• [Aim of the task]: Your task is to repeat all of the data exactly while excluding the pictures.

• [Data shown]:

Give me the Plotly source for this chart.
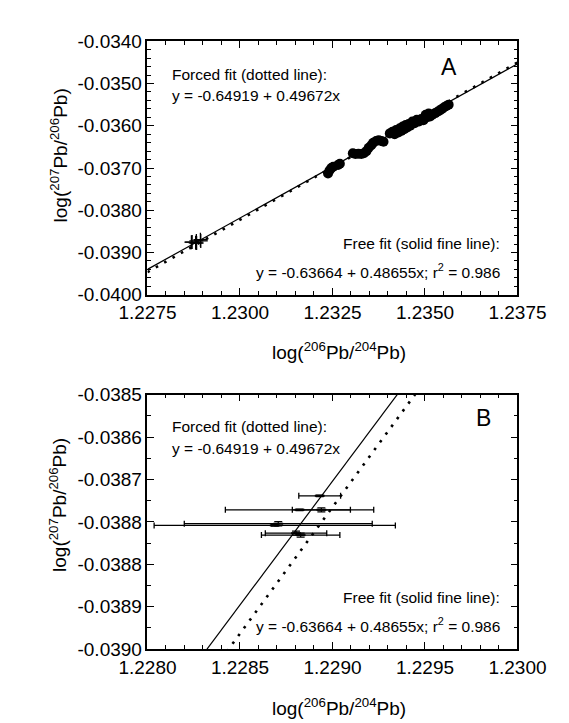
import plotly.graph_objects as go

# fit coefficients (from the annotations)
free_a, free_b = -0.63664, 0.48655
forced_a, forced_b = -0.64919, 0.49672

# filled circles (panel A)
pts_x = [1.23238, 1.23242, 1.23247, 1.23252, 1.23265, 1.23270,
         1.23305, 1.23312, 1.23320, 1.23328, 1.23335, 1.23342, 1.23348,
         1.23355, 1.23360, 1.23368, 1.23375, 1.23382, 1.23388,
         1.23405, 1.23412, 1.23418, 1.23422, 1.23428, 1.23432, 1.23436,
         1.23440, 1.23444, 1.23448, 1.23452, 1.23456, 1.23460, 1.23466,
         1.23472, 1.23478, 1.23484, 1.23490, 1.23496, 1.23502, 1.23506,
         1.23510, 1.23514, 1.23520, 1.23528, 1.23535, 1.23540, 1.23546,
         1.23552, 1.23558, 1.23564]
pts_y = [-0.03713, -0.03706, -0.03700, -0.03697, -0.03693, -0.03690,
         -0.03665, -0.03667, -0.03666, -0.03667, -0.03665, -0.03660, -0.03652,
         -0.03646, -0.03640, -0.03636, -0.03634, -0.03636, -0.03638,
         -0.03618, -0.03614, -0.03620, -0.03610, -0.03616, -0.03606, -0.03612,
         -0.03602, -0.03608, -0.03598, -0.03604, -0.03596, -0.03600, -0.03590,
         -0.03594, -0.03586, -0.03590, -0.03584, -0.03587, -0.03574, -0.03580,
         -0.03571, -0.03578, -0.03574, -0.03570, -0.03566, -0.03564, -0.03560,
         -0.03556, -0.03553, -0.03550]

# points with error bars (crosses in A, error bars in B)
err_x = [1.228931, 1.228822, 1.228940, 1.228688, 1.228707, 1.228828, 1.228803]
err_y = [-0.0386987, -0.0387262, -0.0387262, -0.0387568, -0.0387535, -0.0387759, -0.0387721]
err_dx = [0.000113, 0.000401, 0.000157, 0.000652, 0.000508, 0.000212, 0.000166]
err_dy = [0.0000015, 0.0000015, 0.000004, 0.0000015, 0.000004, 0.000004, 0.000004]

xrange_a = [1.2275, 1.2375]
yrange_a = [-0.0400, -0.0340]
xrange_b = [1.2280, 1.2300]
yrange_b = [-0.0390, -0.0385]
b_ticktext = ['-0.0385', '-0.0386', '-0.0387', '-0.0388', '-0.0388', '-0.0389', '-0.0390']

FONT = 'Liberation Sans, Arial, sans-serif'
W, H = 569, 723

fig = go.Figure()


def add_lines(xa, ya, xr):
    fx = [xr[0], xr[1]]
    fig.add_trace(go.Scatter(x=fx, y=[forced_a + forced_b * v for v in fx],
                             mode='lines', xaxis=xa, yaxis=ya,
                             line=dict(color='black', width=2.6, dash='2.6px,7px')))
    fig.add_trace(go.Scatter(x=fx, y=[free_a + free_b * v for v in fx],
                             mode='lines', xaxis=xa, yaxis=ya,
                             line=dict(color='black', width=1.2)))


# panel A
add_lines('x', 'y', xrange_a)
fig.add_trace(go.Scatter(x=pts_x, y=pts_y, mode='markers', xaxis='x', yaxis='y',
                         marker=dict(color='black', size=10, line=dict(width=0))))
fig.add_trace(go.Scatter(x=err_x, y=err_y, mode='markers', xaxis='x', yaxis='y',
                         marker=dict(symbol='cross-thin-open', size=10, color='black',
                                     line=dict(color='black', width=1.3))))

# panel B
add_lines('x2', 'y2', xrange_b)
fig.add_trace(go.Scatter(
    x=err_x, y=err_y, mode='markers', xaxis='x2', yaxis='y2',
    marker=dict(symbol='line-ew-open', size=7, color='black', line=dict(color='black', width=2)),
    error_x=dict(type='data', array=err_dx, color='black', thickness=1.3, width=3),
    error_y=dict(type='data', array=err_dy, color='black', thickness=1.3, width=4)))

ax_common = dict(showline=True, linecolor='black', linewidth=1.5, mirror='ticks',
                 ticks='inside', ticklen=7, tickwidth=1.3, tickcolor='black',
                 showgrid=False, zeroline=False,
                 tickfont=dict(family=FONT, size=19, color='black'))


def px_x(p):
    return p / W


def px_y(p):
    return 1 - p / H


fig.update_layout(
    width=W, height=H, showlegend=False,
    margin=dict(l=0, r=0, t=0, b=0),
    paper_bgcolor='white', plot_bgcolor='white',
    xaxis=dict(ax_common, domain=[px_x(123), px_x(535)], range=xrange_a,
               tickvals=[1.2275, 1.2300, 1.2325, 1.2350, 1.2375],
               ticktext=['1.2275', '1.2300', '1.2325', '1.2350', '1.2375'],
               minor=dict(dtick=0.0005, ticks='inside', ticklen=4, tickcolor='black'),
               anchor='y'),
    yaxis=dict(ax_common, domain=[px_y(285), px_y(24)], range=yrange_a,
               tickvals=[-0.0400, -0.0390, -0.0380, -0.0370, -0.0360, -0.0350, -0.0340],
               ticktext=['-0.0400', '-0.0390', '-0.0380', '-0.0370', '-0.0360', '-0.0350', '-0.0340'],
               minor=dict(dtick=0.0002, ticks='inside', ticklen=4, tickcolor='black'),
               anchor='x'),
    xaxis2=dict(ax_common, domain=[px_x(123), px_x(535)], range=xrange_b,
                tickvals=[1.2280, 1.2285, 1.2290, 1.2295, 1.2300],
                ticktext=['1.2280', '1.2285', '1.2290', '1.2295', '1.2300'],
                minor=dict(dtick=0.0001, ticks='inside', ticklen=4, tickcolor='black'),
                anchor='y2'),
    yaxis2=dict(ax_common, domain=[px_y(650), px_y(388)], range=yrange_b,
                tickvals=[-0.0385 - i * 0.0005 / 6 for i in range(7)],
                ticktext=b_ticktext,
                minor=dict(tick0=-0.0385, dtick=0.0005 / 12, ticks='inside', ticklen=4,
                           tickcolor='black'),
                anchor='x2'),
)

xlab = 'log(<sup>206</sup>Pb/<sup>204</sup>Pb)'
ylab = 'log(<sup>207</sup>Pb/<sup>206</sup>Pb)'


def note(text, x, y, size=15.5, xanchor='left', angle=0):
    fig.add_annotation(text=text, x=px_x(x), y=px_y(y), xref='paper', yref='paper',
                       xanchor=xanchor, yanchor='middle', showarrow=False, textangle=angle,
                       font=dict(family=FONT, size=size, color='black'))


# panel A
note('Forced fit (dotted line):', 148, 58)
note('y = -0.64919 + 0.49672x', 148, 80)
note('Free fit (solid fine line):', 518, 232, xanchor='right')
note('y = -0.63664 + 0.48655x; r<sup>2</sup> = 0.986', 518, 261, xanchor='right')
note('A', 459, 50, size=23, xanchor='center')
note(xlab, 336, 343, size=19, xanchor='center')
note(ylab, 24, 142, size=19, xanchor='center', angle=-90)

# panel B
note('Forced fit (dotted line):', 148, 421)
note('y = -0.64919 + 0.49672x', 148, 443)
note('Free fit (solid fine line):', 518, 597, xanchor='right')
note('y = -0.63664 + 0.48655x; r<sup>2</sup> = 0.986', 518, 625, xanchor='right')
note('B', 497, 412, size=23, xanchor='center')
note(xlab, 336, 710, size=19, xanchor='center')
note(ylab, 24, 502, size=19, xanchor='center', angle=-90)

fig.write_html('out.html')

• [Response to the task]:
Give me the Plotly source for this chart.
import plotly.graph_objects as go

# fit coefficients (from the annotations)
free_a, free_b = -0.63664, 0.48655
forced_a, forced_b = -0.64919, 0.49672

# filled circles (panel A)
pts_x = [1.23238, 1.23242, 1.23247, 1.23252, 1.23265, 1.23270,
         1.23305, 1.23312, 1.23320, 1.23328, 1.23335, 1.23342, 1.23348,
         1.23355, 1.23360, 1.23368, 1.23375, 1.23382, 1.23388,
         1.23405, 1.23412, 1.23418, 1.23422, 1.23428, 1.23432, 1.23436,
         1.23440, 1.23444, 1.23448, 1.23452, 1.23456, 1.23460, 1.23466,
         1.23472, 1.23478, 1.23484, 1.23490, 1.23496, 1.23502, 1.23506,
         1.23510, 1.23514, 1.23520, 1.23528, 1.23535, 1.23540, 1.23546,
         1.23552, 1.23558, 1.23564]
pts_y = [-0.03713, -0.03706, -0.03700, -0.03697, -0.03693, -0.03690,
         -0.03665, -0.03667, -0.03666, -0.03667, -0.03665, -0.03660, -0.03652,
         -0.03646, -0.03640, -0.03636, -0.03634, -0.03636, -0.03638,
         -0.03618, -0.03614, -0.03620, -0.03610, -0.03616, -0.03606, -0.03612,
         -0.03602, -0.03608, -0.03598, -0.03604, -0.03596, -0.03600, -0.03590,
         -0.03594, -0.03586, -0.03590, -0.03584, -0.03587, -0.03574, -0.03580,
         -0.03571, -0.03578, -0.03574, -0.03570, -0.03566, -0.03564, -0.03560,
         -0.03556, -0.03553, -0.03550]

# points with error bars (crosses in A, error bars in B)
err_x = [1.228931, 1.228822, 1.228940, 1.228688, 1.228707, 1.228828, 1.228803]
err_y = [-0.0386987, -0.0387262, -0.0387262, -0.0387568, -0.0387535, -0.0387759, -0.0387721]
err_dx = [0.000113, 0.000401, 0.000157, 0.000652, 0.000508, 0.000212, 0.000166]
err_dy = [0.0000015, 0.0000015, 0.000004, 0.0000015, 0.000004, 0.000004, 0.000004]

xrange_a = [1.2275, 1.2375]
yrange_a = [-0.0400, -0.0340]
xrange_b = [1.2280, 1.2300]
yrange_b = [-0.0390, -0.0385]
b_ticktext = ['-0.0385', '-0.0386', '-0.0387', '-0.0388', '-0.0388', '-0.0389', '-0.0390']

FONT = 'Liberation Sans, Arial, sans-serif'
W, H = 569, 723

fig = go.Figure()


def add_lines(xa, ya, xr):
    fx = [xr[0], xr[1]]
    fig.add_trace(go.Scatter(x=fx, y=[forced_a + forced_b * v for v in fx],
                             mode='lines', xaxis=xa, yaxis=ya,
                             line=dict(color='black', width=2.6, dash='2.6px,7px')))
    fig.add_trace(go.Scatter(x=fx, y=[free_a + free_b * v for v in fx],
                             mode='lines', xaxis=xa, yaxis=ya,
                             line=dict(color='black', width=1.2)))


# panel A
add_lines('x', 'y', xrange_a)
fig.add_trace(go.Scatter(x=pts_x, y=pts_y, mode='markers', xaxis='x', yaxis='y',
                         marker=dict(color='black', size=10, line=dict(width=0))))
fig.add_trace(go.Scatter(x=err_x, y=err_y, mode='markers', xaxis='x', yaxis='y',
                         marker=dict(symbol='cross-thin-open', size=10, color='black',
                                     line=dict(color='black', width=1.3))))

# panel B
add_lines('x2', 'y2', xrange_b)
fig.add_trace(go.Scatter(
    x=err_x, y=err_y, mode='markers', xaxis='x2', yaxis='y2',
    marker=dict(symbol='line-ew-open', size=7, color='black', line=dict(color='black', width=2)),
    error_x=dict(type='data', array=err_dx, color='black', thickness=1.3, width=3),
    error_y=dict(type='data', array=err_dy, color='black', thickness=1.3, width=4)))

ax_common = dict(showline=True, linecolor='black', linewidth=1.5, mirror='ticks',
                 ticks='inside', ticklen=7, tickwidth=1.3, tickcolor='black',
                 showgrid=False, zeroline=False,
                 tickfont=dict(family=FONT, size=19, color='black'))


def px_x(p):
    return p / W


def px_y(p):
    return 1 - p / H


fig.update_layout(
    width=W, height=H, showlegend=False,
    margin=dict(l=0, r=0, t=0, b=0),
    paper_bgcolor='white', plot_bgcolor='white',
    xaxis=dict(ax_common, domain=[px_x(123), px_x(535)], range=xrange_a,
               tickvals=[1.2275, 1.2300, 1.2325, 1.2350, 1.2375],
               ticktext=['1.2275', '1.2300', '1.2325', '1.2350', '1.2375'],
               minor=dict(dtick=0.0005, ticks='inside', ticklen=4, tickcolor='black'),
               anchor='y'),
    yaxis=dict(ax_common, domain=[px_y(285), px_y(24)], range=yrange_a,
               tickvals=[-0.0400, -0.0390, -0.0380, -0.0370, -0.0360, -0.0350, -0.0340],
               ticktext=['-0.0400', '-0.0390', '-0.0380', '-0.0370', '-0.0360', '-0.0350', '-0.0340'],
               minor=dict(dtick=0.0002, ticks='inside', ticklen=4, tickcolor='black'),
               anchor='x'),
    xaxis2=dict(ax_common, domain=[px_x(123), px_x(535)], range=xrange_b,
                tickvals=[1.2280, 1.2285, 1.2290, 1.2295, 1.2300],
                ticktext=['1.2280', '1.2285', '1.2290', '1.2295', '1.2300'],
                minor=dict(dtick=0.0001, ticks='inside', ticklen=4, tickcolor='black'),
                anchor='y2'),
    yaxis2=dict(ax_common, domain=[px_y(650), px_y(388)], range=yrange_b,
                tickvals=[-0.0385 - i * 0.0005 / 6 for i in range(7)],
                ticktext=b_ticktext,
                minor=dict(tick0=-0.0385, dtick=0.0005 / 12, ticks='inside', ticklen=4,
                           tickcolor='black'),
                anchor='x2'),
)

xlab = 'log(<sup>206</sup>Pb/<sup>204</sup>Pb)'
ylab = 'log(<sup>207</sup>Pb/<sup>206</sup>Pb)'


def note(text, x, y, size=15.5, xanchor='left', angle=0):
    fig.add_annotation(text=text, x=px_x(x), y=px_y(y), xref='paper', yref='paper',
                       xanchor=xanchor, yanchor='middle', showarrow=False, textangle=angle,
                       font=dict(family=FONT, size=size, color='black'))


# panel A
note('Forced fit (dotted line):', 148, 58)
note('y = -0.64919 + 0.49672x', 148, 80)
note('Free fit (solid fine line):', 518, 232, xanchor='right')
note('y = -0.63664 + 0.48655x; r<sup>2</sup> = 0.986', 518, 261, xanchor='right')
note('A', 459, 50, size=23, xanchor='center')
note(xlab, 336, 343, size=19, xanchor='center')
note(ylab, 24, 142, size=19, xanchor='center', angle=-90)

# panel B
note('Forced fit (dotted line):', 148, 421)
note('y = -0.64919 + 0.49672x', 148, 443)
note('Free fit (solid fine line):', 518, 597, xanchor='right')
note('y = -0.63664 + 0.48655x; r<sup>2</sup> = 0.986', 518, 625, xanchor='right')
note('B', 497, 412, size=23, xanchor='center')
note(xlab, 336, 710, size=19, xanchor='center')
note(ylab, 24, 502, size=19, xanchor='center', angle=-90)

fig.write_html('out.html')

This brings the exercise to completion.